DATA BLOCK ->
** start **

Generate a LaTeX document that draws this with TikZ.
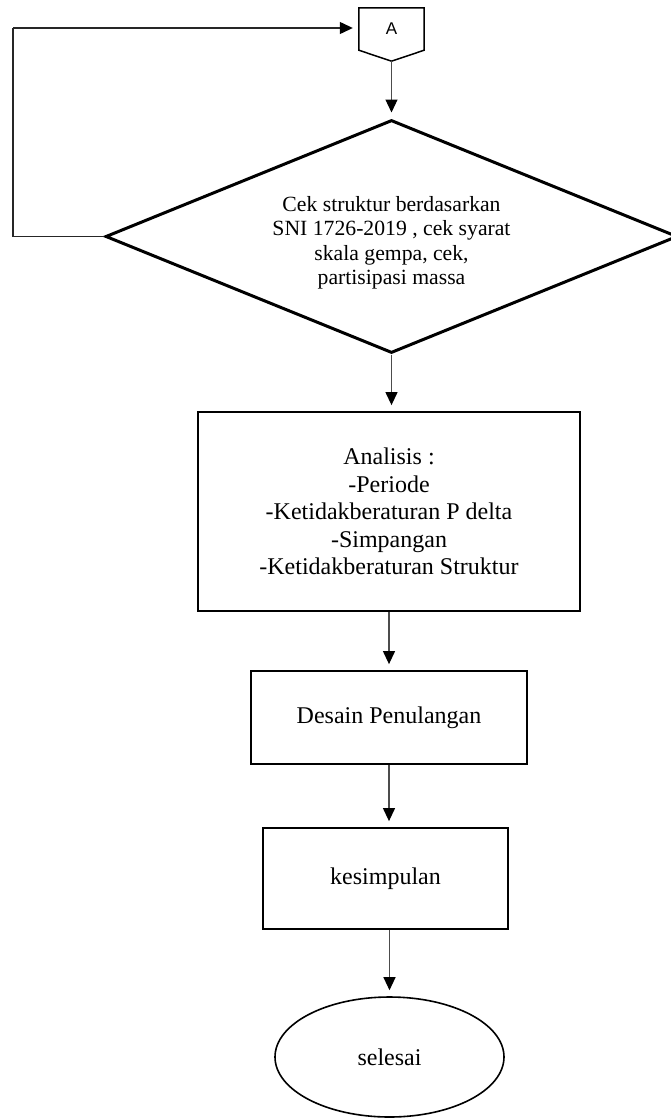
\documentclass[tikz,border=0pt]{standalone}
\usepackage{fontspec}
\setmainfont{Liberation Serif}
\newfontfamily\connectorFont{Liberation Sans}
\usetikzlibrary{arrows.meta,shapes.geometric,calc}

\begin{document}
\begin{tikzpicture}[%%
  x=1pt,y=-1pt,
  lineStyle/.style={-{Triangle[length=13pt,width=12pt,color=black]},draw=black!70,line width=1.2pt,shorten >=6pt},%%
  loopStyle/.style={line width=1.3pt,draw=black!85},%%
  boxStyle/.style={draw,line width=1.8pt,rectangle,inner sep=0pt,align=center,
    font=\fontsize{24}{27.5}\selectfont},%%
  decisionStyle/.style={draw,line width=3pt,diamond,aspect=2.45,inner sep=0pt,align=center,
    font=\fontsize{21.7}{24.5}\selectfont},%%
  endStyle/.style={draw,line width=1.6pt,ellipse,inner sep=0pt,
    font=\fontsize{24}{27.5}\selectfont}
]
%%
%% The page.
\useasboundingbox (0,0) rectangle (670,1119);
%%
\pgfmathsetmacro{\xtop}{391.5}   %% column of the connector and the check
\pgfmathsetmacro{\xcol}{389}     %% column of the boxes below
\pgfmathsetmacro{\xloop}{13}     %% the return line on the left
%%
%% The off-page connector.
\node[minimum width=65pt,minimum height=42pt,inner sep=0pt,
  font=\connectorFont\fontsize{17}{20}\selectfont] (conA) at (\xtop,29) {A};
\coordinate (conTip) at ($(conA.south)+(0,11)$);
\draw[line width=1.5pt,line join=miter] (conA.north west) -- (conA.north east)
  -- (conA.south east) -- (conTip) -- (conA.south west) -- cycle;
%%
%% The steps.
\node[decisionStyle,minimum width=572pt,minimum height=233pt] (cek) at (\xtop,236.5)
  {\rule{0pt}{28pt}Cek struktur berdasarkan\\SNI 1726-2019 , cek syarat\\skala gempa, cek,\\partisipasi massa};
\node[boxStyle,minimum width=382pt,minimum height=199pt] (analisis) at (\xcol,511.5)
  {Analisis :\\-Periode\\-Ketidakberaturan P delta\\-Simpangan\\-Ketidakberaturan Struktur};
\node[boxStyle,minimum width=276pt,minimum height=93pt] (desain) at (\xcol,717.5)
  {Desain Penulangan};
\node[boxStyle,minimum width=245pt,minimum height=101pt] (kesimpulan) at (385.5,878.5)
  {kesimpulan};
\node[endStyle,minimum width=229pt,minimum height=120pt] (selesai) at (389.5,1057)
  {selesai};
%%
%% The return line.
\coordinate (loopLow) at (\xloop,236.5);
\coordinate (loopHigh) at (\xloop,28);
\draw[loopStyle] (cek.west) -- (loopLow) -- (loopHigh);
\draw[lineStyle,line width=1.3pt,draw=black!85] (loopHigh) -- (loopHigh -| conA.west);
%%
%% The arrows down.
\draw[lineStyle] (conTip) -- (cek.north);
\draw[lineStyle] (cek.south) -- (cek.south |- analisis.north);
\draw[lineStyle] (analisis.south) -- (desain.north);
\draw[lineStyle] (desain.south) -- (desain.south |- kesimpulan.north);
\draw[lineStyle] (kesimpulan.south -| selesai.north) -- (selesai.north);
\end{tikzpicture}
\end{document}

** end **

SET EXERCISE -> Repeat the material above in full and exactly, apart from the pictures.

THE COMPLETED TASK ->
Generate a LaTeX document that draws this with TikZ.
\documentclass[tikz,border=0pt]{standalone}
\usepackage{fontspec}
\setmainfont{Liberation Serif}
\newfontfamily\connectorFont{Liberation Sans}
\usetikzlibrary{arrows.meta,shapes.geometric,calc}

\begin{document}
\begin{tikzpicture}[%%
  x=1pt,y=-1pt,
  lineStyle/.style={-{Triangle[length=13pt,width=12pt,color=black]},draw=black!70,line width=1.2pt,shorten >=6pt},%%
  loopStyle/.style={line width=1.3pt,draw=black!85},%%
  boxStyle/.style={draw,line width=1.8pt,rectangle,inner sep=0pt,align=center,
    font=\fontsize{24}{27.5}\selectfont},%%
  decisionStyle/.style={draw,line width=3pt,diamond,aspect=2.45,inner sep=0pt,align=center,
    font=\fontsize{21.7}{24.5}\selectfont},%%
  endStyle/.style={draw,line width=1.6pt,ellipse,inner sep=0pt,
    font=\fontsize{24}{27.5}\selectfont}
]
%%
%% The page.
\useasboundingbox (0,0) rectangle (670,1119);
%%
\pgfmathsetmacro{\xtop}{391.5}   %% column of the connector and the check
\pgfmathsetmacro{\xcol}{389}     %% column of the boxes below
\pgfmathsetmacro{\xloop}{13}     %% the return line on the left
%%
%% The off-page connector.
\node[minimum width=65pt,minimum height=42pt,inner sep=0pt,
  font=\connectorFont\fontsize{17}{20}\selectfont] (conA) at (\xtop,29) {A};
\coordinate (conTip) at ($(conA.south)+(0,11)$);
\draw[line width=1.5pt,line join=miter] (conA.north west) -- (conA.north east)
  -- (conA.south east) -- (conTip) -- (conA.south west) -- cycle;
%%
%% The steps.
\node[decisionStyle,minimum width=572pt,minimum height=233pt] (cek) at (\xtop,236.5)
  {\rule{0pt}{28pt}Cek struktur berdasarkan\\SNI 1726-2019 , cek syarat\\skala gempa, cek,\\partisipasi massa};
\node[boxStyle,minimum width=382pt,minimum height=199pt] (analisis) at (\xcol,511.5)
  {Analisis :\\-Periode\\-Ketidakberaturan P delta\\-Simpangan\\-Ketidakberaturan Struktur};
\node[boxStyle,minimum width=276pt,minimum height=93pt] (desain) at (\xcol,717.5)
  {Desain Penulangan};
\node[boxStyle,minimum width=245pt,minimum height=101pt] (kesimpulan) at (385.5,878.5)
  {kesimpulan};
\node[endStyle,minimum width=229pt,minimum height=120pt] (selesai) at (389.5,1057)
  {selesai};
%%
%% The return line.
\coordinate (loopLow) at (\xloop,236.5);
\coordinate (loopHigh) at (\xloop,28);
\draw[loopStyle] (cek.west) -- (loopLow) -- (loopHigh);
\draw[lineStyle,line width=1.3pt,draw=black!85] (loopHigh) -- (loopHigh -| conA.west);
%%
%% The arrows down.
\draw[lineStyle] (conTip) -- (cek.north);
\draw[lineStyle] (cek.south) -- (cek.south |- analisis.north);
\draw[lineStyle] (analisis.south) -- (desain.north);
\draw[lineStyle] (desain.south) -- (desain.south |- kesimpulan.north);
\draw[lineStyle] (kesimpulan.south -| selesai.north) -- (selesai.north);
\end{tikzpicture}
\end{document}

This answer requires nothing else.